## Task instructions
Exactly repeat the material, dropping every picture from the copy.

## Material
•••••

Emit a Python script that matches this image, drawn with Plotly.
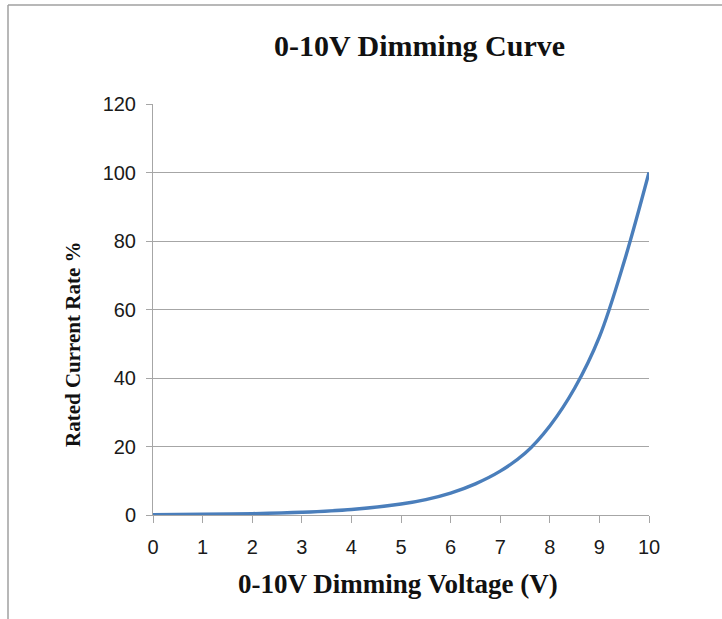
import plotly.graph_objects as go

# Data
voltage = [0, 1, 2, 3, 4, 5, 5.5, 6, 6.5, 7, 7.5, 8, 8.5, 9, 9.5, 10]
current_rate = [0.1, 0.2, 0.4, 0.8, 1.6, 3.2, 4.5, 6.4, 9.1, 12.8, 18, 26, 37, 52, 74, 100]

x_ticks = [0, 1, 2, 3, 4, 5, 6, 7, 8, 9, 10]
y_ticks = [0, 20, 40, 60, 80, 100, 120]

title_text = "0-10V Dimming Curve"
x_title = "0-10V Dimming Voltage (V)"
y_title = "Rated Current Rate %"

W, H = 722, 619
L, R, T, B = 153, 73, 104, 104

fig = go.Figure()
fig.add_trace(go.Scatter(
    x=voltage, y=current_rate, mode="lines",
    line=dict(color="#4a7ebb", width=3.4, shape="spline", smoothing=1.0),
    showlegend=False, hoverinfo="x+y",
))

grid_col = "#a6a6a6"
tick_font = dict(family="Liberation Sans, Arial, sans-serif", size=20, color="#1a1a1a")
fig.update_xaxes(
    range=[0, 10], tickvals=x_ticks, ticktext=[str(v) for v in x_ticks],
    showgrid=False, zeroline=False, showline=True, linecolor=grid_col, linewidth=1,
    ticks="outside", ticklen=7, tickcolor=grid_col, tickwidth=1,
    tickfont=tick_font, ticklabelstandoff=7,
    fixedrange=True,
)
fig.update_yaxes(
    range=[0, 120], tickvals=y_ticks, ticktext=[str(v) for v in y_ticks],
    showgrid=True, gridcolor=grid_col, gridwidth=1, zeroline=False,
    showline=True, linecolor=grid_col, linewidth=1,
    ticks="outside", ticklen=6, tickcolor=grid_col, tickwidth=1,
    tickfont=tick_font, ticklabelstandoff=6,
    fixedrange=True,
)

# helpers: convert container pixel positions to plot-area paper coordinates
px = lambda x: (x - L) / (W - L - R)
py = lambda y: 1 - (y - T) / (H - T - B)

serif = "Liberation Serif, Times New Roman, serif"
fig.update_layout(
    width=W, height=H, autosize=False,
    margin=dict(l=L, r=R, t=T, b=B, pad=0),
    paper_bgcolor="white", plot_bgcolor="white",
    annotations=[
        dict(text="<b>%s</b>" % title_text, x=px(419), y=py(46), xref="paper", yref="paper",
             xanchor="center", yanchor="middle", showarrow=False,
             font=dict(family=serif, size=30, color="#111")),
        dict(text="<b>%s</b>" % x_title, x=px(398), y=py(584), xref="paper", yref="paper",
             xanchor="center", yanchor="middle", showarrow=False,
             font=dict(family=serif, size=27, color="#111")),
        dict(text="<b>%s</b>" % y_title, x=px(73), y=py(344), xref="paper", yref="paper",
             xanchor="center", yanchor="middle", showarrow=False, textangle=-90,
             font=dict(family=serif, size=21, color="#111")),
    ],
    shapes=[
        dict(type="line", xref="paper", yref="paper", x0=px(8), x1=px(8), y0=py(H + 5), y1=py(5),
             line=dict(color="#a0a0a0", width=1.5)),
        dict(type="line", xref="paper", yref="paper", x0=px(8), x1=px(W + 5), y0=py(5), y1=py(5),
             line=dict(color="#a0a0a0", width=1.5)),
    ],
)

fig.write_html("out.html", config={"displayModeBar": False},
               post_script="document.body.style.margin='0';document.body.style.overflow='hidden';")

•••••

## Solution for this task
Emit a Python script that matches this image, drawn with Plotly.
import plotly.graph_objects as go

# Data
voltage = [0, 1, 2, 3, 4, 5, 5.5, 6, 6.5, 7, 7.5, 8, 8.5, 9, 9.5, 10]
current_rate = [0.1, 0.2, 0.4, 0.8, 1.6, 3.2, 4.5, 6.4, 9.1, 12.8, 18, 26, 37, 52, 74, 100]

x_ticks = [0, 1, 2, 3, 4, 5, 6, 7, 8, 9, 10]
y_ticks = [0, 20, 40, 60, 80, 100, 120]

title_text = "0-10V Dimming Curve"
x_title = "0-10V Dimming Voltage (V)"
y_title = "Rated Current Rate %"

W, H = 722, 619
L, R, T, B = 153, 73, 104, 104

fig = go.Figure()
fig.add_trace(go.Scatter(
    x=voltage, y=current_rate, mode="lines",
    line=dict(color="#4a7ebb", width=3.4, shape="spline", smoothing=1.0),
    showlegend=False, hoverinfo="x+y",
))

grid_col = "#a6a6a6"
tick_font = dict(family="Liberation Sans, Arial, sans-serif", size=20, color="#1a1a1a")
fig.update_xaxes(
    range=[0, 10], tickvals=x_ticks, ticktext=[str(v) for v in x_ticks],
    showgrid=False, zeroline=False, showline=True, linecolor=grid_col, linewidth=1,
    ticks="outside", ticklen=7, tickcolor=grid_col, tickwidth=1,
    tickfont=tick_font, ticklabelstandoff=7,
    fixedrange=True,
)
fig.update_yaxes(
    range=[0, 120], tickvals=y_ticks, ticktext=[str(v) for v in y_ticks],
    showgrid=True, gridcolor=grid_col, gridwidth=1, zeroline=False,
    showline=True, linecolor=grid_col, linewidth=1,
    ticks="outside", ticklen=6, tickcolor=grid_col, tickwidth=1,
    tickfont=tick_font, ticklabelstandoff=6,
    fixedrange=True,
)

# helpers: convert container pixel positions to plot-area paper coordinates
px = lambda x: (x - L) / (W - L - R)
py = lambda y: 1 - (y - T) / (H - T - B)

serif = "Liberation Serif, Times New Roman, serif"
fig.update_layout(
    width=W, height=H, autosize=False,
    margin=dict(l=L, r=R, t=T, b=B, pad=0),
    paper_bgcolor="white", plot_bgcolor="white",
    annotations=[
        dict(text="<b>%s</b>" % title_text, x=px(419), y=py(46), xref="paper", yref="paper",
             xanchor="center", yanchor="middle", showarrow=False,
             font=dict(family=serif, size=30, color="#111")),
        dict(text="<b>%s</b>" % x_title, x=px(398), y=py(584), xref="paper", yref="paper",
             xanchor="center", yanchor="middle", showarrow=False,
             font=dict(family=serif, size=27, color="#111")),
        dict(text="<b>%s</b>" % y_title, x=px(73), y=py(344), xref="paper", yref="paper",
             xanchor="center", yanchor="middle", showarrow=False, textangle=-90,
             font=dict(family=serif, size=21, color="#111")),
    ],
    shapes=[
        dict(type="line", xref="paper", yref="paper", x0=px(8), x1=px(8), y0=py(H + 5), y1=py(5),
             line=dict(color="#a0a0a0", width=1.5)),
        dict(type="line", xref="paper", yref="paper", x0=px(8), x1=px(W + 5), y0=py(5), y1=py(5),
             line=dict(color="#a0a0a0", width=1.5)),
    ],
)

fig.write_html("out.html", config={"displayModeBar": False},
               post_script="document.body.style.margin='0';document.body.style.overflow='hidden';")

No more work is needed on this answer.